>> START RECORDED DATA

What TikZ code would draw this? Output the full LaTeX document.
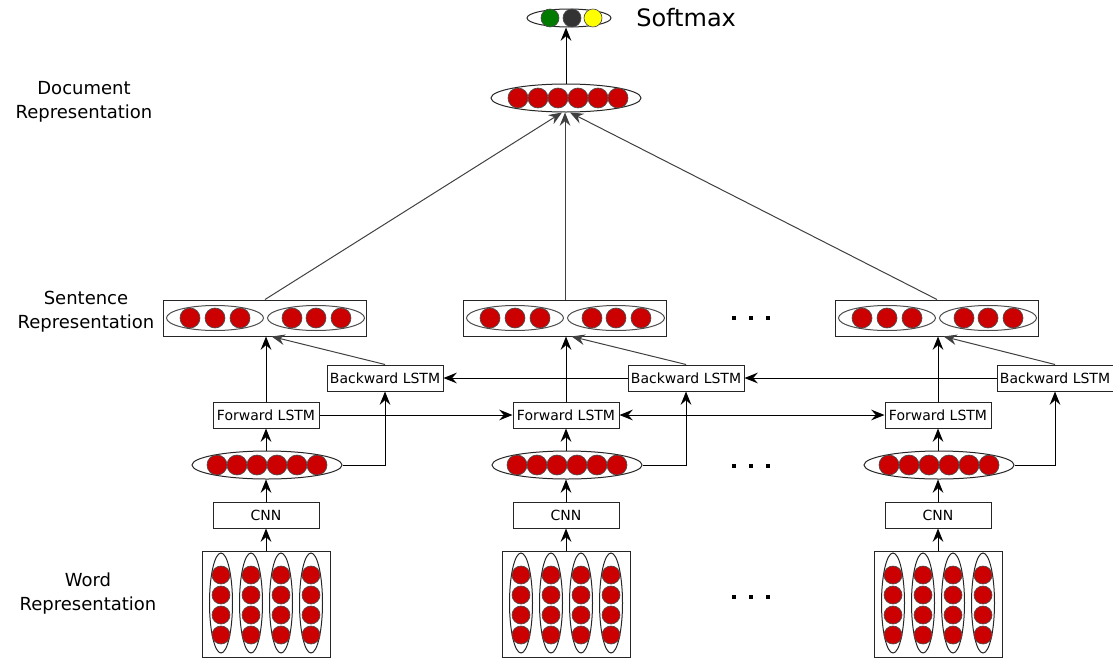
\documentclass[tikz,border=0pt]{standalone}
\usepackage{fontspec}
\setmainfont{DejaVu Sans}
\usetikzlibrary{arrows.meta,shapes.geometric}
\definecolor{nred}{HTML}{CC0000}
\definecolor{ngreen}{HTML}{007A00}
\definecolor{ndark}{HTML}{333333}
\definecolor{nyellow}{HTML}{FFFF00}
\tikzset{
  arr/.style={-{Stealth[length=10pt,width=8pt,inset=3.5pt]}, line width=0.75pt},
  darr/.style={{Stealth[length=10pt,width=8pt,inset=3.5pt]}-{Stealth[length=10pt,width=8pt,inset=3.5pt]}, line width=0.75pt},
  gline/.style={-{Stealth[length=10pt,width=8pt,inset=3.5pt]}, line width=0.75pt, draw=black!75},
  lstm/.style={draw=black!85, line width=0.75pt, rectangle, inner sep=0pt, minimum width=106*0.75pt, minimum height=26*0.75pt, font=\fontsize{10.5pt}{12pt}\selectfont},
  blstm/.style={lstm, minimum width=116*0.75pt},
  sentbox/.style={draw=black!85, line width=0.75pt, rectangle, inner sep=0pt, minimum width=203*0.75pt, minimum height=36*0.75pt},
  wordbox/.style={draw=black!85, line width=0.75pt, rectangle, inner sep=0pt, minimum width=128*0.75pt, minimum height=106*0.75pt},
  vec/.style={draw=black!85, line width=0.75pt, ellipse, inner sep=0pt, minimum width=150*0.75pt, minimum height=28*0.75pt},
  halfvec/.style={draw=black!70, line width=0.75pt, ellipse, inner sep=0pt, minimum width=97*0.75pt, minimum height=25*0.75pt},
  wvec/.style={draw=black!85, line width=0.75pt, ellipse, inner sep=0pt, minimum width=23*0.75pt, minimum height=100*0.75pt},
  neuron/.style={circle, draw=black!70, line width=0.5pt, fill=nred, inner sep=0pt, minimum size=20*0.75pt},
  wneuron/.style={neuron, minimum size=18*0.75pt},
  lbl/.style={font=\fontsize{13.5pt}{18pt}\selectfont, align=center},
  dotsq/.style={fill=black, inner sep=0pt, minimum size=4.5*0.75pt, rectangle}
}
\begin{document}
\begin{tikzpicture}[x=0.75pt,y=-0.75pt]
\useasboundingbox (0,0) rectangle (1113,657);

% Softmax
\node[draw=black!85, line width=0.75pt, ellipse, inner sep=0pt, minimum width=84*0.75pt, minimum height=18*0.75pt] (soft) at (569,18) {};
\node[neuron, fill=ngreen, minimum size=18*0.75pt] (sm1) at (550,18) {};
\node[neuron, fill=ndark, minimum size=18*0.75pt] (sm2) at (572,18) {};
\node[neuron, fill=nyellow, minimum size=18*0.75pt] (sm3) at (593,18) {};
\node[anchor=west, font=\fontsize{18pt}{22pt}\selectfont, inner sep=0pt] (softlbl) at (636,18) {Softmax};

% Document
\node[vec] (doc) at (566,98) {};
\foreach \i in {0,...,5} \node[neuron] (dn\i) at (518+\i*20,98) {};
\draw[arr] (doc.north) -- (doc.north |- soft.south);

% Left labels
\node[lbl] (ldoc) at (84,102) {Document\\Representation};
\node[lbl] (lsent) at (86,312) {Sentence\\Representation};
\node[lbl] (lword) at (88,594) {Word\\Representation};

% Columns
\foreach \c/\X/\B in {1/265/385, 2/565/686, 3/937/1055} {
  \node[sentbox] (s\c) at (\X,318) {};
  \node[halfvec] (sl\c) at (\X-50,318) {};
  \node[halfvec] (sr\c) at (\X+51,318) {};
  \foreach \k/\dx in {1/-75,2/-50,3/-25,4/27,5/51,6/76}
    \node[neuron] (sn\c\k) at (\X+\dx,318) {};
  \node[blstm] (b\c) at (\B,378) {Backward LSTM};
  \node[lstm] (f\c) at (\X+1,415) {Forward LSTM};
  \node[vec] (e\c) at (\X+2,465) {};
  \foreach \k in {0,...,5}
    \node[neuron] (en\c\k) at (\X-48+\k*20,465) {};
  \node[lstm] (cnn\c) at (\X+1,515) {CNN};
  \node[wordbox] (w\c) at (\X+1,604) {};
  \foreach \j/\dx in {1/-45,2/-15,3/15,4/45} {
    \node[wvec] (wv\c\j) at (\X+1+\dx,603) {};
    \foreach \r in {0,...,3}
      \node[wneuron] (wn\c\j\r) at (\X+1+\dx,575+\r*20) {};
  }
  \draw[arr] (w\c.north) -- (cnn\c.south);
  \draw[arr] (cnn\c.north) -- (e\c.south -| cnn\c.north);
  \draw[arr] (e\c.north -| f\c.south) -- (f\c.south);
  \draw[arr] (f\c.north) -- (f\c.north |- s\c.south);
  \draw[arr] (e\c.east) -| (b\c.south);
  \draw[gline] (b\c.north) -- ([xshift=5pt]s\c.south);
}

% Sentence -> document
\draw[gline] (s1.north) -- ([xshift=-3pt]doc.south);
\draw[gline] (s2.north) -- (s2.north |- doc.south);
\draw[gline] (s3.north) -- ([xshift=3pt]doc.south);

% Recurrent connections
\draw[arr] (f1.east) -- (f2.west);
\draw[darr] (f2.east) -- (f3.west);
\draw[arr] (b3.west) -- (b2.east);
\draw[arr] (b2.west) -- (b1.east);

% Ellipsis dots
\foreach \y/\n in {318/a,466/b,597/c}
  \foreach \x/\m in {734/1,751/2,768/3}
    \node[dotsq] (dot\n\m) at (\x,\y) {};
\end{tikzpicture}
\end{document}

>> END RECORDED DATA

▶ _WHAT YOU NEED TO DO_
Each line of the material must be retyped exactly, except that images are omitted.

▶ _SOLUTION BELOW_
What TikZ code would draw this? Output the full LaTeX document.
\documentclass[tikz,border=0pt]{standalone}
\usepackage{fontspec}
\setmainfont{DejaVu Sans}
\usetikzlibrary{arrows.meta,shapes.geometric}
\definecolor{nred}{HTML}{CC0000}
\definecolor{ngreen}{HTML}{007A00}
\definecolor{ndark}{HTML}{333333}
\definecolor{nyellow}{HTML}{FFFF00}
\tikzset{
  arr/.style={-{Stealth[length=10pt,width=8pt,inset=3.5pt]}, line width=0.75pt},
  darr/.style={{Stealth[length=10pt,width=8pt,inset=3.5pt]}-{Stealth[length=10pt,width=8pt,inset=3.5pt]}, line width=0.75pt},
  gline/.style={-{Stealth[length=10pt,width=8pt,inset=3.5pt]}, line width=0.75pt, draw=black!75},
  lstm/.style={draw=black!85, line width=0.75pt, rectangle, inner sep=0pt, minimum width=106*0.75pt, minimum height=26*0.75pt, font=\fontsize{10.5pt}{12pt}\selectfont},
  blstm/.style={lstm, minimum width=116*0.75pt},
  sentbox/.style={draw=black!85, line width=0.75pt, rectangle, inner sep=0pt, minimum width=203*0.75pt, minimum height=36*0.75pt},
  wordbox/.style={draw=black!85, line width=0.75pt, rectangle, inner sep=0pt, minimum width=128*0.75pt, minimum height=106*0.75pt},
  vec/.style={draw=black!85, line width=0.75pt, ellipse, inner sep=0pt, minimum width=150*0.75pt, minimum height=28*0.75pt},
  halfvec/.style={draw=black!70, line width=0.75pt, ellipse, inner sep=0pt, minimum width=97*0.75pt, minimum height=25*0.75pt},
  wvec/.style={draw=black!85, line width=0.75pt, ellipse, inner sep=0pt, minimum width=23*0.75pt, minimum height=100*0.75pt},
  neuron/.style={circle, draw=black!70, line width=0.5pt, fill=nred, inner sep=0pt, minimum size=20*0.75pt},
  wneuron/.style={neuron, minimum size=18*0.75pt},
  lbl/.style={font=\fontsize{13.5pt}{18pt}\selectfont, align=center},
  dotsq/.style={fill=black, inner sep=0pt, minimum size=4.5*0.75pt, rectangle}
}
\begin{document}
\begin{tikzpicture}[x=0.75pt,y=-0.75pt]
\useasboundingbox (0,0) rectangle (1113,657);

% Softmax
\node[draw=black!85, line width=0.75pt, ellipse, inner sep=0pt, minimum width=84*0.75pt, minimum height=18*0.75pt] (soft) at (569,18) {};
\node[neuron, fill=ngreen, minimum size=18*0.75pt] (sm1) at (550,18) {};
\node[neuron, fill=ndark, minimum size=18*0.75pt] (sm2) at (572,18) {};
\node[neuron, fill=nyellow, minimum size=18*0.75pt] (sm3) at (593,18) {};
\node[anchor=west, font=\fontsize{18pt}{22pt}\selectfont, inner sep=0pt] (softlbl) at (636,18) {Softmax};

% Document
\node[vec] (doc) at (566,98) {};
\foreach \i in {0,...,5} \node[neuron] (dn\i) at (518+\i*20,98) {};
\draw[arr] (doc.north) -- (doc.north |- soft.south);

% Left labels
\node[lbl] (ldoc) at (84,102) {Document\\Representation};
\node[lbl] (lsent) at (86,312) {Sentence\\Representation};
\node[lbl] (lword) at (88,594) {Word\\Representation};

% Columns
\foreach \c/\X/\B in {1/265/385, 2/565/686, 3/937/1055} {
  \node[sentbox] (s\c) at (\X,318) {};
  \node[halfvec] (sl\c) at (\X-50,318) {};
  \node[halfvec] (sr\c) at (\X+51,318) {};
  \foreach \k/\dx in {1/-75,2/-50,3/-25,4/27,5/51,6/76}
    \node[neuron] (sn\c\k) at (\X+\dx,318) {};
  \node[blstm] (b\c) at (\B,378) {Backward LSTM};
  \node[lstm] (f\c) at (\X+1,415) {Forward LSTM};
  \node[vec] (e\c) at (\X+2,465) {};
  \foreach \k in {0,...,5}
    \node[neuron] (en\c\k) at (\X-48+\k*20,465) {};
  \node[lstm] (cnn\c) at (\X+1,515) {CNN};
  \node[wordbox] (w\c) at (\X+1,604) {};
  \foreach \j/\dx in {1/-45,2/-15,3/15,4/45} {
    \node[wvec] (wv\c\j) at (\X+1+\dx,603) {};
    \foreach \r in {0,...,3}
      \node[wneuron] (wn\c\j\r) at (\X+1+\dx,575+\r*20) {};
  }
  \draw[arr] (w\c.north) -- (cnn\c.south);
  \draw[arr] (cnn\c.north) -- (e\c.south -| cnn\c.north);
  \draw[arr] (e\c.north -| f\c.south) -- (f\c.south);
  \draw[arr] (f\c.north) -- (f\c.north |- s\c.south);
  \draw[arr] (e\c.east) -| (b\c.south);
  \draw[gline] (b\c.north) -- ([xshift=5pt]s\c.south);
}

% Sentence -> document
\draw[gline] (s1.north) -- ([xshift=-3pt]doc.south);
\draw[gline] (s2.north) -- (s2.north |- doc.south);
\draw[gline] (s3.north) -- ([xshift=3pt]doc.south);

% Recurrent connections
\draw[arr] (f1.east) -- (f2.west);
\draw[darr] (f2.east) -- (f3.west);
\draw[arr] (b3.west) -- (b2.east);
\draw[arr] (b2.west) -- (b1.east);

% Ellipsis dots
\foreach \y/\n in {318/a,466/b,597/c}
  \foreach \x/\m in {734/1,751/2,768/3}
    \node[dotsq] (dot\n\m) at (\x,\y) {};
\end{tikzpicture}
\end{document}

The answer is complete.